Saturday, July 4, 2015
recession?
Four consecutive months of negative GDP growth have caused the usual suspects to begin fretting about a possible recession with the all too predictable calls for stimulus spending and interest rate cuts. Certainly the Notley government's tax hikes in the midst of the falling oil price turmoil has put a damper on the previously energetic oil and gas sector but worries about the Canadian economy are unfounded and the cure suggested by establishment economists would certainly be worse than the disease.
GDP doesn't matter. The problem with GDP is that it measures government spending as if it were productive. If the government were to hire ten bureaucrats to sit in a room and play cards then the GDP would go up. If these same bureaucrats were to be fired then GDP would go down. In fact it can be even worse than this because those bureaucrats may not simply be employed at nothing they could be actively employed in creating barriers to the production of wealth. The impetus regulation of industry was large firms seeking to impose high fixed costs on their industry in order to hobble small competitors. An official who is employed in imposing regulatory hurdles on industry not only fails to add to the wealth of a nation but actually retards it's creation, and yet the GDP statistic counts this person's salary as if wealth were being created.

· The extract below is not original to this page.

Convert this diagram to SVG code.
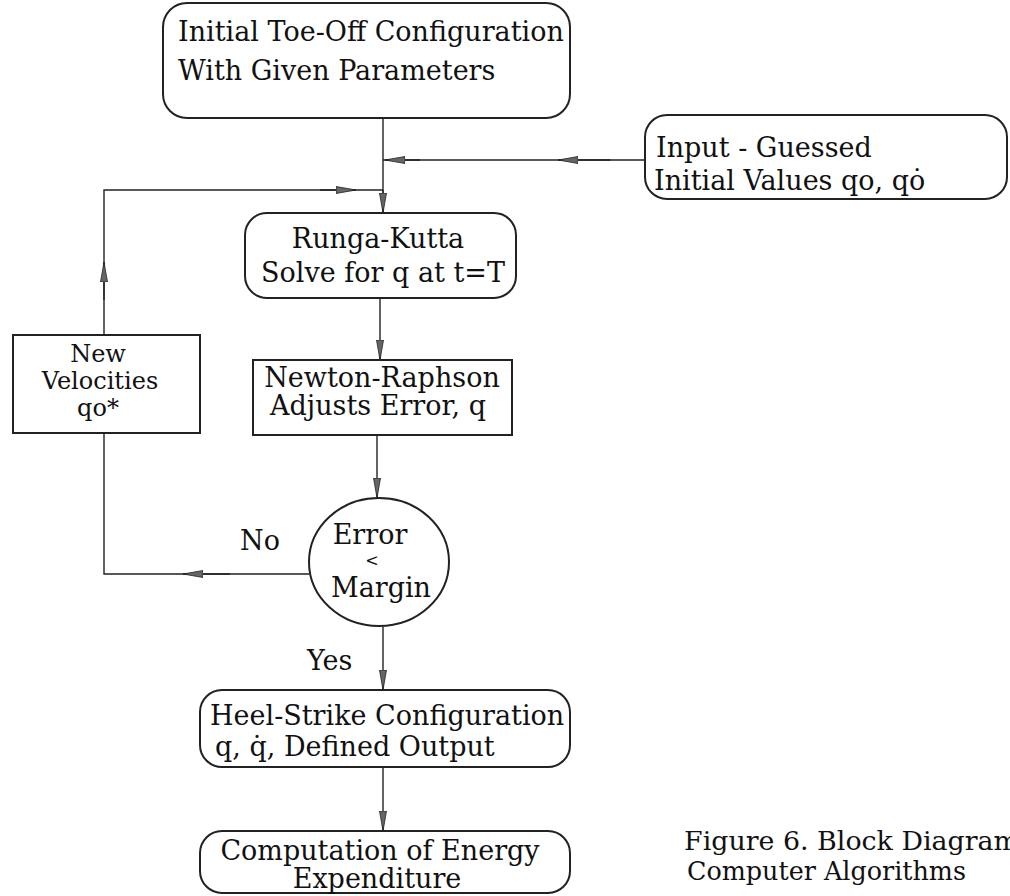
<svg xmlns="http://www.w3.org/2000/svg" width="1010" height="896" viewBox="0 0 1010 896">
<defs>
<marker id="ah" viewBox="0 0 20 8" refX="20" refY="4" markerWidth="20" markerHeight="8" markerUnits="userSpaceOnUse" orient="auto">
<path d="M0,0.5 L20,4 L0,7.5 z" fill="#666" stroke="#222" stroke-width="0.8"/>
</marker>
<style>
.box{fill:#fff;stroke:#222;stroke-width:2}
.ln{fill:none;stroke:#222;stroke-width:1.4}
.ar{fill:none;stroke:#222;stroke-width:1.4;marker-end:url(#ah)}
text{font-family:"DejaVu Serif","Liberation Serif",serif;font-size:27px;fill:#111}
.cap{font-size:26px}
.nv{font-size:24px}
</style>
</defs>
<rect width="1010" height="896" fill="#fff"/>
<g id="connectors">
<path class="ln" d="M383,118 V213"/>
<path class="ar" d="M383,190 V213"/>
<path class="ln" d="M645,160 H383"/>
<path class="ar" d="M420,160 H385"/>
<path class="ar" d="M610,160 H558"/>
<path class="ln" d="M104,335 V190 H383"/>
<path class="ar" d="M320,190 H356"/>
<path class="ar" d="M104,300 V262"/>
<path class="ar" d="M380,298 V360"/>
<path class="ar" d="M377,435 V498"/>
<path class="ln" d="M309,574 H104 V433"/>
<path class="ar" d="M230,574 H183"/>
<path class="ar" d="M383,627 V690"/>
<path class="ar" d="M383,767 V831"/>
</g>
<g id="n-initial">
<rect class="box" x="163" y="3" width="407" height="115" rx="24" ry="24"/>
<text x="178" y="41">Initial Toe-Off Configuration</text>
<text x="178" y="80">With Given Parameters</text>
</g>
<g id="n-input">
<rect class="box" x="645" y="115" width="362" height="84" rx="22" ry="22"/>
<text x="656" y="157">Input - Guessed</text>
<text x="654" y="190">Initial Values qo, qȯ</text>
</g>
<g id="n-runga">
<rect class="box" x="245" y="213" width="271" height="85" rx="22" ry="22"/>
<text x="378" y="248" text-anchor="middle">Runga-Kutta</text>
<text x="383" y="282" text-anchor="middle">Solve for q at t=T</text>
</g>
<g id="n-newton">
<rect class="box" x="253" y="360" width="259" height="75"/>
<text x="382" y="387" text-anchor="middle">Newton-Raphson</text>
<text x="378" y="415" text-anchor="middle">Adjusts Error, q</text>
</g>
<g id="n-error">
<ellipse class="box" cx="379" cy="562" rx="70" ry="64"/>
<text x="370" y="544" text-anchor="middle">Error</text>
<text x="372" y="566" text-anchor="middle" style="font-size:16px">&lt;</text>
<text x="381" y="597" text-anchor="middle">Margin</text>
</g>
<g id="n-newvel">
<rect class="box" x="13" y="335" width="187" height="98"/>
<text class="nv" x="98" y="362" text-anchor="middle">New</text>
<text class="nv" x="100" y="389" text-anchor="middle">Velocities</text>
<text class="nv" x="98" y="416" text-anchor="middle">qo*</text>
</g>
<g id="labels">
<text x="240" y="550">No</text>
<text x="307" y="670">Yes</text>
</g>
<g id="n-heel">
<rect class="box" x="200" y="690" width="370" height="77" rx="22" ry="22"/>
<text x="210" y="725">Heel-Strike Configuration</text>
<text x="215" y="756">q, q̇, Defined Output</text>
</g>
<g id="n-comp">
<rect class="box" x="200" y="831" width="370" height="62" rx="22" ry="22"/>
<text x="380" y="860" text-anchor="middle">Computation of Energy</text>
<text x="377" y="888" text-anchor="middle">Expenditure</text>
</g>
<g id="caption">
<text class="cap" x="684" y="850" textLength="335" lengthAdjust="spacingAndGlyphs">Figure 6. Block Diagram</text>
<text class="cap" x="687" y="880" textLength="279" lengthAdjust="spacingAndGlyphs">Computer Algorithms</text>
</g>
</svg>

Statistics are only useful to would be central planners overcome with hubris. The only planning that a market economy needs is accomplished by entrepreneurs with the aid of the price system. Through the effortless adjustment of prices on the basis of supply and demand entrepreneurs are able to best allocate scarce resources towards their most efficacious ends. Individuals who advocate for interest rate cuts to combat a fall in GDP do so because they still subscribe to the long discredited Keynesian explanation of the business cycle. Keeping interest rates artificially low creates a false prosperity by encouraging uneconomic investments in capital goods industries. Ideally interest rates would be set by the market, as a function of the degree of consumer savings, instead of through the machinations of central bankers. Most likely interest rates are far below their optimal level and should be raised but the only way to know for sure is to remove state intervention in the money supply entirely (which, incidentally, would put an end to the boom-bust business cycle which has plagued the western world since the advent of central banking).
Stimulus spending is an equally ineffective tool for combating a recession. The trough is actually the healthy phase of the business cycle, as malinvestments in capital goods industries are liquidated and resources are reallocated along the basis of consumer demand. There is no need for government intervention and efforts to 'fix' the recession will only lead to it's worsening (hence why the great depression was so great but no one has ever heard of the depression of 1920-21). The problem is not a failure of aggregate demand or a glut of over production; indeed Saye's law disproved the very notion of over production quite some time ago as supply of x constitutes demand for y. Government spending is bad for the economy. When the spending decisions in an area of the economy are determined by bureaucrats, as is the case in any of the industries that the state has monopolized, such as infrastructure or education, then you will necessarily have resources allocated not on the basis of consumer demand but instead the spending will be the consumptive decisions of the bureaucrats in charge. There is simply no rationale for allowing an individual or a team of individuals to make the decision for how much of what should go where when the price system can do a much better job. There is no way for a planner to compete with the elegant and simple solution of the price system and there is also the tremendous benefit that the latter plan of attack can be accomplished in an entirely voluntary fashion free from the use of coercion which characterizes taxation. It is wrong to use force in order to get your way, a basic moral principle which we should all be ever conscious of.
There's really no way to tell under the present system how many roads should be built, and where, or how many teachers should be hired, how large classrooms should be, precisely what methods of education should be used, and so on and so forth. What we are left with is simply guesses made by plodding officials, a pale shadow of what could be accomplished through the use of markets.